● EXERCISE OBJECTIVE: Drop every picture, then transcribe the remaining data exactly.

● SUPPLIED MATERIAL:
***

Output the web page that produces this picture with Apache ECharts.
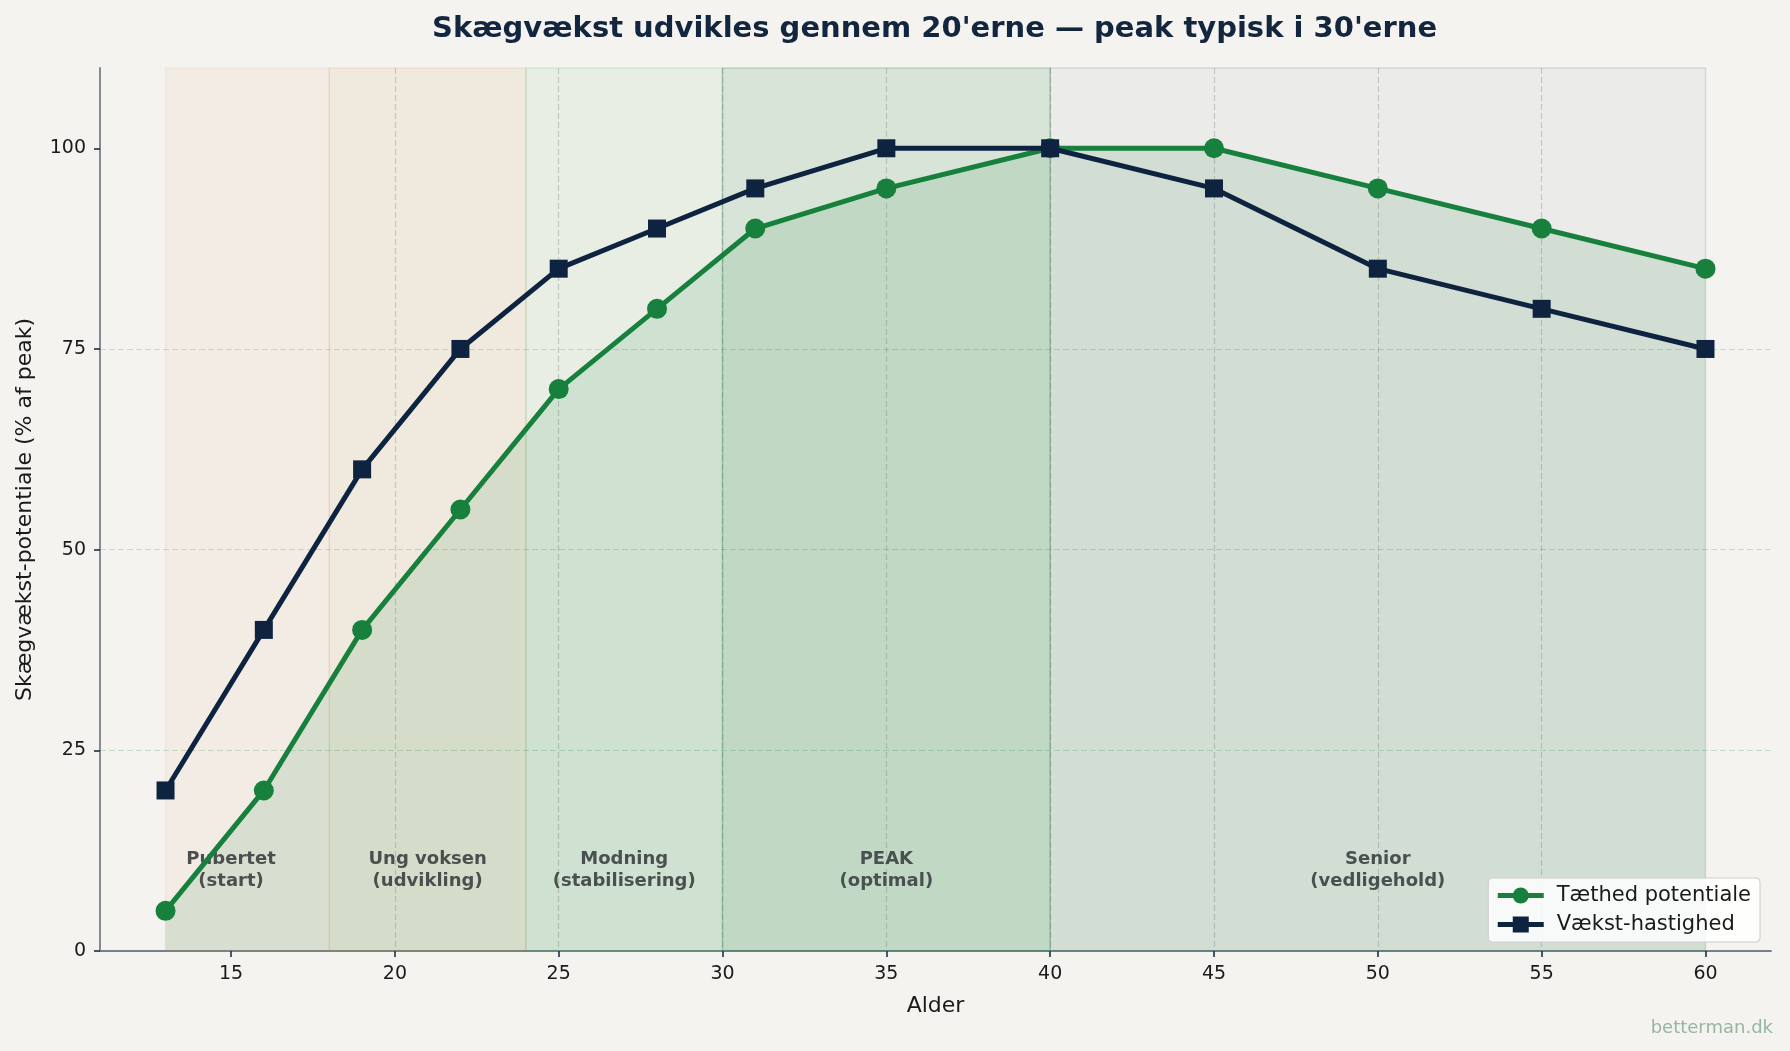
<!DOCTYPE html>
<html>
<head>
<meta charset="utf-8">
<script src="https://cdn.jsdelivr.net/npm/echarts@6/dist/echarts.min.js"></script>
<style>
html,body{margin:0;padding:0;background:#F4F3EF;}
#chart{width:1790px;height:1051px;}
</style>
</head>
<body>
<div id="chart"></div>
<script>
// ---- data ----
const ages = [13, 16, 19, 22, 25, 28, 31, 35, 40, 45, 50, 55, 60];
const densityPotential = [5, 20, 40, 55, 70, 80, 90, 95, 100, 100, 95, 90, 85];
const growthRate = [20, 40, 60, 75, 85, 90, 95, 100, 100, 95, 85, 80, 75];
const xTickValues = [15, 20, 25, 30, 35, 40, 45, 50, 55, 60];
const yTickValues = [0, 25, 50, 75, 100];
const phaseNames = ['Pubertet\n(start)', 'Ung voksen\n(udvikling)', 'Modning\n(stabilisering)', 'PEAK\n(optimal)', 'Senior\n(vedligehold)'];
const phaseStart = [13, 18, 24, 30, 40];
const phaseEnd = [18, 24, 30, 40, 60];
const phaseLabelAge = [15, 21, 27, 35, 50];
const phaseLabelLevel = 10;
const seriesNames = ['Tæthed potentiale', 'Vækst-hastighed'];
const titleText = "Skægvækst udvikles gennem 20'erne — peak typisk i 30'erne";

// ---- styles ----
const FONT = 'DejaVu Sans';
const GREEN = '#17803D';
const NAVY = '#0D2340';
const bandFill = ['rgba(230,150,110,0.08)', 'rgba(210,150,70,0.10)', 'rgba(100,180,120,0.085)', 'rgba(60,150,90,0.15)', 'rgba(140,140,170,0.08)'];
const bandEdge = ['rgba(230,150,110,0.10)', 'rgba(210,150,70,0.16)', 'rgba(100,180,120,0.18)', 'rgba(60,130,90,0.25)', 'rgba(60,130,90,0.18)'];

const bands = phaseStart.map((s, i) => [
  { xAxis: s, itemStyle: { color: bandFill[i], borderColor: bandEdge[i], borderWidth: 1.5 } },
  { xAxis: phaseEnd[i] }
]);
const phaseLabels = phaseNames.map((n, i) => ({ name: n, value: [phaseLabelAge[i], phaseLabelLevel] }));
const densityPoints = ages.map((a, i) => [a, densityPotential[i]]);
const growthPoints = ages.map((a, i) => [a, growthRate[i]]);

const chart = echarts.init(document.getElementById('chart'), null, { renderer: 'canvas' });
chart.setOption({
  backgroundColor: '#F4F3EF',
  animation: false,
  textStyle: { fontFamily: FONT },
  title: {
    text: titleText,
    left: 427,
    top: 10,
    textStyle: { fontFamily: FONT, fontSize: 29, fontWeight: 'bold', color: '#13263F' }
  },
  grid: { left: 100, right: 19, top: 68, bottom: 100, containLabel: false },
  legend: {
    data: seriesNames,
    orient: 'vertical',
    right: 30,
    bottom: 109,
    itemWidth: 46,
    itemHeight: 20,
    itemGap: 8,
    padding: [7, 9, 7, 7],
    backgroundColor: 'rgba(255,255,255,0.85)',
    borderColor: '#cccccc',
    borderWidth: 1,
    borderRadius: 4,
    lineStyle: { width: 5 },
    textStyle: { fontFamily: FONT, fontSize: 21, color: '#1a1a1a', padding: [0, 0, 0, 8] }
  },
  xAxis: {
    type: 'value',
    min: 11,
    max: 62,
    name: 'Alder',
    nameLocation: 'middle',
    nameGap: 44,
    nameTextStyle: { fontFamily: FONT, fontSize: 22, color: '#1a1a1a' },
    axisLine: { show: true, lineStyle: { color: '#778089', width: 1.8 } },
    axisTick: { show: true, length: 6, customValues: xTickValues, lineStyle: { color: NAVY, width: 1.5 } },
    axisLabel: { customValues: xTickValues, margin: 14, fontFamily: FONT, fontSize: 19, color: '#1a1a1a' },
    splitLine: { show: true, showMinLine: false, showMaxLine: false, lineStyle: { color: 'rgba(0,0,0,0.17)', type: [6, 3], width: 1.2 } }
  },
  yAxis: {
    type: 'value',
    min: 0,
    max: 110,
    name: 'Skægvækst-potentiale (% af peak)',
    nameLocation: 'middle',
    nameGap: 64,
    nameTextStyle: { fontFamily: FONT, fontSize: 22, color: '#1a1a1a' },
    axisLine: { show: true, lineStyle: { color: '#778089', width: 1.8 } },
    axisTick: { show: true, length: 6, customValues: yTickValues, lineStyle: { color: NAVY, width: 1.5 } },
    axisLabel: { customValues: yTickValues, margin: 14, fontFamily: FONT, fontSize: 19, color: '#1a1a1a' },
    splitLine: { show: true, showMinLine: false, showMaxLine: false, lineStyle: { color: 'rgba(26,127,60,0.22)', type: [6, 3], width: 1.2 } }
  },
  graphic: [{
    type: 'text',
    right: 17,
    bottom: 14,
    style: { text: 'betterman.dk', fontFamily: FONT, fontSize: 18, fill: '#98B5A0' }
  }],
  series: [
    {
      name: 'bands',
      type: 'line',
      z: 1,
      silent: true,
      data: [],
      markArea: { silent: true, data: bands }
    },
    {
      name: 'densityFill',
      type: 'line',
      z: 2,
      silent: true,
      data: densityPoints,
      symbol: 'none',
      lineStyle: { width: 0, opacity: 0 },
      areaStyle: { color: 'rgba(26,127,60,0.17)', origin: 'start' }
    },
    {
      name: 'phases',
      type: 'scatter',
      z: 3,
      silent: true,
      symbolSize: 1,
      itemStyle: { color: 'rgba(0,0,0,0)', opacity: 1 },
      data: phaseLabels,
      label: {
        show: true,
        position: 'inside',
        formatter: '{b}',
        fontFamily: FONT,
        fontSize: 18,
        fontWeight: 'bold',
        lineHeight: 22,
        color: '#4A5050',
        opacity: 1,
        align: 'center'
      }
    },
    {
      name: seriesNames[0],
      type: 'line',
      z: 4,
      data: densityPoints,
      symbol: 'circle',
      symbolSize: 20,
      lineStyle: { color: GREEN, width: 5 },
      itemStyle: { color: GREEN }
    },
    {
      name: seriesNames[1],
      type: 'line',
      z: 5,
      data: growthPoints,
      symbol: 'rect',
      symbolSize: 18,
      lineStyle: { color: NAVY, width: 5 },
      itemStyle: { color: NAVY }
    }
  ]
});
</script>
</body>
</html>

***

● WORKED SOLUTION:
Output the web page that produces this picture with Apache ECharts.
<!DOCTYPE html>
<html>
<head>
<meta charset="utf-8">
<script src="https://cdn.jsdelivr.net/npm/echarts@6/dist/echarts.min.js"></script>
<style>
html,body{margin:0;padding:0;background:#F4F3EF;}
#chart{width:1790px;height:1051px;}
</style>
</head>
<body>
<div id="chart"></div>
<script>
// ---- data ----
const ages = [13, 16, 19, 22, 25, 28, 31, 35, 40, 45, 50, 55, 60];
const densityPotential = [5, 20, 40, 55, 70, 80, 90, 95, 100, 100, 95, 90, 85];
const growthRate = [20, 40, 60, 75, 85, 90, 95, 100, 100, 95, 85, 80, 75];
const xTickValues = [15, 20, 25, 30, 35, 40, 45, 50, 55, 60];
const yTickValues = [0, 25, 50, 75, 100];
const phaseNames = ['Pubertet\n(start)', 'Ung voksen\n(udvikling)', 'Modning\n(stabilisering)', 'PEAK\n(optimal)', 'Senior\n(vedligehold)'];
const phaseStart = [13, 18, 24, 30, 40];
const phaseEnd = [18, 24, 30, 40, 60];
const phaseLabelAge = [15, 21, 27, 35, 50];
const phaseLabelLevel = 10;
const seriesNames = ['Tæthed potentiale', 'Vækst-hastighed'];
const titleText = "Skægvækst udvikles gennem 20'erne — peak typisk i 30'erne";

// ---- styles ----
const FONT = 'DejaVu Sans';
const GREEN = '#17803D';
const NAVY = '#0D2340';
const bandFill = ['rgba(230,150,110,0.08)', 'rgba(210,150,70,0.10)', 'rgba(100,180,120,0.085)', 'rgba(60,150,90,0.15)', 'rgba(140,140,170,0.08)'];
const bandEdge = ['rgba(230,150,110,0.10)', 'rgba(210,150,70,0.16)', 'rgba(100,180,120,0.18)', 'rgba(60,130,90,0.25)', 'rgba(60,130,90,0.18)'];

const bands = phaseStart.map((s, i) => [
  { xAxis: s, itemStyle: { color: bandFill[i], borderColor: bandEdge[i], borderWidth: 1.5 } },
  { xAxis: phaseEnd[i] }
]);
const phaseLabels = phaseNames.map((n, i) => ({ name: n, value: [phaseLabelAge[i], phaseLabelLevel] }));
const densityPoints = ages.map((a, i) => [a, densityPotential[i]]);
const growthPoints = ages.map((a, i) => [a, growthRate[i]]);

const chart = echarts.init(document.getElementById('chart'), null, { renderer: 'canvas' });
chart.setOption({
  backgroundColor: '#F4F3EF',
  animation: false,
  textStyle: { fontFamily: FONT },
  title: {
    text: titleText,
    left: 427,
    top: 10,
    textStyle: { fontFamily: FONT, fontSize: 29, fontWeight: 'bold', color: '#13263F' }
  },
  grid: { left: 100, right: 19, top: 68, bottom: 100, containLabel: false },
  legend: {
    data: seriesNames,
    orient: 'vertical',
    right: 30,
    bottom: 109,
    itemWidth: 46,
    itemHeight: 20,
    itemGap: 8,
    padding: [7, 9, 7, 7],
    backgroundColor: 'rgba(255,255,255,0.85)',
    borderColor: '#cccccc',
    borderWidth: 1,
    borderRadius: 4,
    lineStyle: { width: 5 },
    textStyle: { fontFamily: FONT, fontSize: 21, color: '#1a1a1a', padding: [0, 0, 0, 8] }
  },
  xAxis: {
    type: 'value',
    min: 11,
    max: 62,
    name: 'Alder',
    nameLocation: 'middle',
    nameGap: 44,
    nameTextStyle: { fontFamily: FONT, fontSize: 22, color: '#1a1a1a' },
    axisLine: { show: true, lineStyle: { color: '#778089', width: 1.8 } },
    axisTick: { show: true, length: 6, customValues: xTickValues, lineStyle: { color: NAVY, width: 1.5 } },
    axisLabel: { customValues: xTickValues, margin: 14, fontFamily: FONT, fontSize: 19, color: '#1a1a1a' },
    splitLine: { show: true, showMinLine: false, showMaxLine: false, lineStyle: { color: 'rgba(0,0,0,0.17)', type: [6, 3], width: 1.2 } }
  },
  yAxis: {
    type: 'value',
    min: 0,
    max: 110,
    name: 'Skægvækst-potentiale (% af peak)',
    nameLocation: 'middle',
    nameGap: 64,
    nameTextStyle: { fontFamily: FONT, fontSize: 22, color: '#1a1a1a' },
    axisLine: { show: true, lineStyle: { color: '#778089', width: 1.8 } },
    axisTick: { show: true, length: 6, customValues: yTickValues, lineStyle: { color: NAVY, width: 1.5 } },
    axisLabel: { customValues: yTickValues, margin: 14, fontFamily: FONT, fontSize: 19, color: '#1a1a1a' },
    splitLine: { show: true, showMinLine: false, showMaxLine: false, lineStyle: { color: 'rgba(26,127,60,0.22)', type: [6, 3], width: 1.2 } }
  },
  graphic: [{
    type: 'text',
    right: 17,
    bottom: 14,
    style: { text: 'betterman.dk', fontFamily: FONT, fontSize: 18, fill: '#98B5A0' }
  }],
  series: [
    {
      name: 'bands',
      type: 'line',
      z: 1,
      silent: true,
      data: [],
      markArea: { silent: true, data: bands }
    },
    {
      name: 'densityFill',
      type: 'line',
      z: 2,
      silent: true,
      data: densityPoints,
      symbol: 'none',
      lineStyle: { width: 0, opacity: 0 },
      areaStyle: { color: 'rgba(26,127,60,0.17)', origin: 'start' }
    },
    {
      name: 'phases',
      type: 'scatter',
      z: 3,
      silent: true,
      symbolSize: 1,
      itemStyle: { color: 'rgba(0,0,0,0)', opacity: 1 },
      data: phaseLabels,
      label: {
        show: true,
        position: 'inside',
        formatter: '{b}',
        fontFamily: FONT,
        fontSize: 18,
        fontWeight: 'bold',
        lineHeight: 22,
        color: '#4A5050',
        opacity: 1,
        align: 'center'
      }
    },
    {
      name: seriesNames[0],
      type: 'line',
      z: 4,
      data: densityPoints,
      symbol: 'circle',
      symbolSize: 20,
      lineStyle: { color: GREEN, width: 5 },
      itemStyle: { color: GREEN }
    },
    {
      name: seriesNames[1],
      type: 'line',
      z: 5,
      data: growthPoints,
      symbol: 'rect',
      symbolSize: 18,
      lineStyle: { color: NAVY, width: 5 },
      itemStyle: { color: NAVY }
    }
  ]
});
</script>
</body>
</html>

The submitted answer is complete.